L’émergence du concept de féminicide

Au nom de la délégation aux droits des femmes de l’Assemblée, la députée Fiona Lazaar (LREM) a conduit une série d’auditions sur le féminicide. Forgé dans les années 1970, puis théorisé en 1992 par les sociologues Jill Radford et Diane Russell, le concept est aujourd’hui utilisé par différentes instances politiques internationales. Il a ainsi été reconnu en 2012 par l’Organisation mondiale de la santé, pour qui ces crimes « s’inscrivent dans des cadres de violences systémiques et dans une logique de domination masculine ».

Le terme a récemment connu une diffusion plus large en France, grâce au travail des associations féministes qui décomptent les féminicides. Pour la rapporteure, cet emploi « utile et pertinent […] permet de nommer un phénomène de société qui nécessite des réponses spécifiquement adaptées ». Car le crime de féminicide s’inscrit dans un continuum de violences sexistes et sexuelles à l’encontre des femmes.

Ces crimes, mal compris selon l’auteure, ont longtemps été invisibilisés. Elle note l’importance du moment de la séparation du couple dans la perpétration des féminicides et les défaillances de la société et des administrations : 42 % des victimes étaient allées voir les policiers ou les gendarmes avant leur mort. « De manière plus générale, c’est l’ensemble de la société qui doit prendre conscience de ses propres préjugés et manquements. »

Contre l’inscription du terme dans le droit pénal

Aujourd’hui, un crime ou un délit contre une personne est aggravé s’il est commis à raison de son sexe ou de son genre (C. pén., art. 132-77). Aller plus loin dans la reconnaissance du féminicide dans le code pénal poserait, selon la députée, plusieurs problèmes.

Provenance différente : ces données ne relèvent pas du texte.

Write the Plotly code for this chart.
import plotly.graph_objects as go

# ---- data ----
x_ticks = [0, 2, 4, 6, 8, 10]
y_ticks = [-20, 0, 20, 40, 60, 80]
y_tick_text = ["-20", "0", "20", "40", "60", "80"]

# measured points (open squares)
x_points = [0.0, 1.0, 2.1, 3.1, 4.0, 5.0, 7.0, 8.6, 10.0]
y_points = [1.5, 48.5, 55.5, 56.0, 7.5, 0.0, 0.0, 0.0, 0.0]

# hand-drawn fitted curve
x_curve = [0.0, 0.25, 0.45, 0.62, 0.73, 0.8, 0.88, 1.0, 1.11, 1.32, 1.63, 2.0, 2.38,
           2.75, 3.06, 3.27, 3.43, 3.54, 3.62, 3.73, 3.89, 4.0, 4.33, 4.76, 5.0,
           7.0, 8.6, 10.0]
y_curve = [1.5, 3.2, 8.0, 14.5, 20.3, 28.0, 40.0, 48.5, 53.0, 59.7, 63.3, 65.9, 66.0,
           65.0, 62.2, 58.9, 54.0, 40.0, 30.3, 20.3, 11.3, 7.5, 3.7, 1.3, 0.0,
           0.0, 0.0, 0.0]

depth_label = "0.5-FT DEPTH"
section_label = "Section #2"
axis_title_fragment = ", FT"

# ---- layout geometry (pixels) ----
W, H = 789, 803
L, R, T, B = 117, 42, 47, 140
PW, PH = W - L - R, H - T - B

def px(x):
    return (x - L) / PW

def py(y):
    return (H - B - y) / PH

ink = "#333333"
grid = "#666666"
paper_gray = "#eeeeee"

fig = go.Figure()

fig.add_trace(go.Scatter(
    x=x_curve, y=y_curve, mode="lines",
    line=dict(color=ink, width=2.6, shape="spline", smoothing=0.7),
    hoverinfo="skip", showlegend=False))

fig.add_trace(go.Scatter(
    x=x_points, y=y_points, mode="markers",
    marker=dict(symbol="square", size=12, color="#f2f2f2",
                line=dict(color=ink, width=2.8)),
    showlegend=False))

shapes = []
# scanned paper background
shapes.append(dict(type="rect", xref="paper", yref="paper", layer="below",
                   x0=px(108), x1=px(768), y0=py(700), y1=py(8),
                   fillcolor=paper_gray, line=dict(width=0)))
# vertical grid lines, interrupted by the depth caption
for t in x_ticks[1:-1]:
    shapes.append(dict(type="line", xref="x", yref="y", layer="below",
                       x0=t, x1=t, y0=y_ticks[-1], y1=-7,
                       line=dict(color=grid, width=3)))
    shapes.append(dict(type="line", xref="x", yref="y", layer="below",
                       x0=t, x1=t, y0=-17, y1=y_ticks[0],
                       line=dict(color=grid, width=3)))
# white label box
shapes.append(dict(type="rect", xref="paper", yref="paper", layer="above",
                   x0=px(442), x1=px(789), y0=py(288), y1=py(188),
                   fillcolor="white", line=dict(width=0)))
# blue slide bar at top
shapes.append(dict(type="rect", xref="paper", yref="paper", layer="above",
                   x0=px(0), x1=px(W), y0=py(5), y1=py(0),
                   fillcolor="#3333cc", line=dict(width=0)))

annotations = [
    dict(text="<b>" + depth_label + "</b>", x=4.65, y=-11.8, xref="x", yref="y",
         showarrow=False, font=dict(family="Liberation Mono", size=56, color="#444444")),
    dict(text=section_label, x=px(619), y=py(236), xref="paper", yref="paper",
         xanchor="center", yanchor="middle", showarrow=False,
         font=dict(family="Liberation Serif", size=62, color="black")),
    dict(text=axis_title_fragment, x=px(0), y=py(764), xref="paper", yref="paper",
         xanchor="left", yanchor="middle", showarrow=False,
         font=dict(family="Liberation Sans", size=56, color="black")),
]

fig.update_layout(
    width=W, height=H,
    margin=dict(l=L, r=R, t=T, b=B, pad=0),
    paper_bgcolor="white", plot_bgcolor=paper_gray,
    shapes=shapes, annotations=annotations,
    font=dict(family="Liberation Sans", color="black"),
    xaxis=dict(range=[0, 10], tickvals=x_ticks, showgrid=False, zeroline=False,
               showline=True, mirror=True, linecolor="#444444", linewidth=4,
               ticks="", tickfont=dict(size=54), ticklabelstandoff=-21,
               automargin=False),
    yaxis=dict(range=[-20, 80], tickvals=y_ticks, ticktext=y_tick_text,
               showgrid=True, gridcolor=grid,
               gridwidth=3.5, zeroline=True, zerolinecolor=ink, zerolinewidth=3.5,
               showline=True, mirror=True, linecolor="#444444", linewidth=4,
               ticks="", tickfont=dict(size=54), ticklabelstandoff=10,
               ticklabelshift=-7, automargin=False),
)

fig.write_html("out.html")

D’abord en raison de la polysémie du terme : « le féminicide peut être employé pour désigner le meurtre d’une femme, au même titre que le terme d’homicide désignerait celui d’un homme. » L’ONU Femmes admet-elle, deux définitions : « le meurtre d’une femme ou d’une fille du fait d’être une femme ou une fille, ou d’être perçue comme telle » et « le meurtre, intime ou non intime, d’une femme ou d’une fille, comme expression d’une domination masculine, patriarcale et d’une volonté d’emprise ». L’utilisation, par les médias, du féminicide pour désigner les meurtres de femmes par leur (ex)compagnon, constitue une autre définition du terme.

Autre risque : « celui d’entériner en droit la catégorisation des femmes comme victimes des hommes », ce qui pourrait contribuer à ancrer le sexisme dans notre ordre judiciaire. Autre difficulté majeure d’une infraction autonome de féminicide : l’atteinte au principe constitutionnel d’égalité devant la loi.

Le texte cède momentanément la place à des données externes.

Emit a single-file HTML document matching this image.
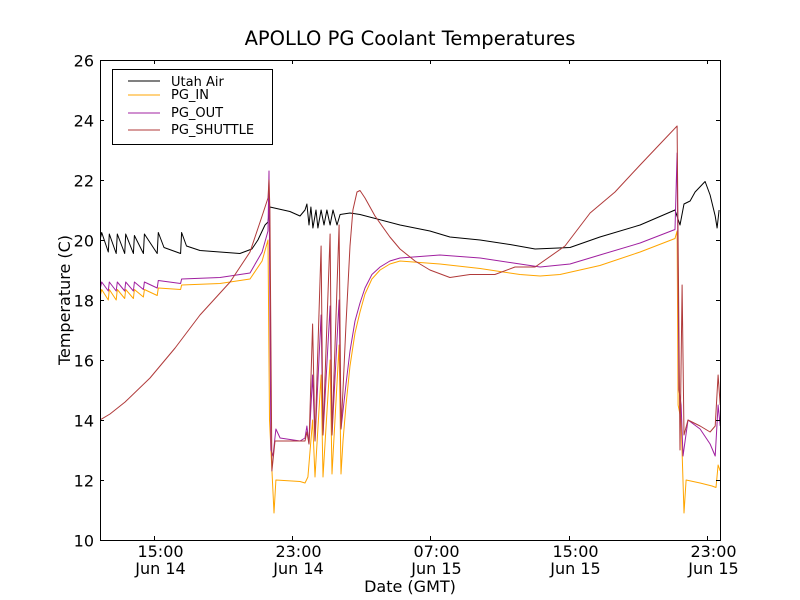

Enfin, le rapport soulève le manque d’opérationnalité du terme : « en retenant la définition d’un meurtre de femme en raison de son sexe, il ne serait en effet pas simple de prouver le caractère sexiste du crime, ce qui empêcherait tout simplement de qualifier l’infraction et donc d’en condamner l’auteur ».

Un projet de résolution

En conclusion, la délégation aux droits des femmes déposera un projet de résolution sur le sujet, qui marquerait une reconnaissance symbolique, si l’Assemblée l’adoptait. Dans son projet, la délégation « considère que le terme de féminicide désigne les meurtres de femmes en raison de leur sexe, en particulier lorsque ceux-ci sont commis par le partenaire intime ou ex-partenaire intime ». Par ailleurs, elle souhaite que l’emploi du terme « soit encouragé en France afin de reconnaître le caractère spécifique et systémique de ces crimes et ainsi de mieux nommer ces réalités intolérables pour mieux y mettre un terme ». Plus qu’une inscription juridique, la délégation souhaite un usage politique, médiatique et institutionnel, « aussi large que possible » du terme.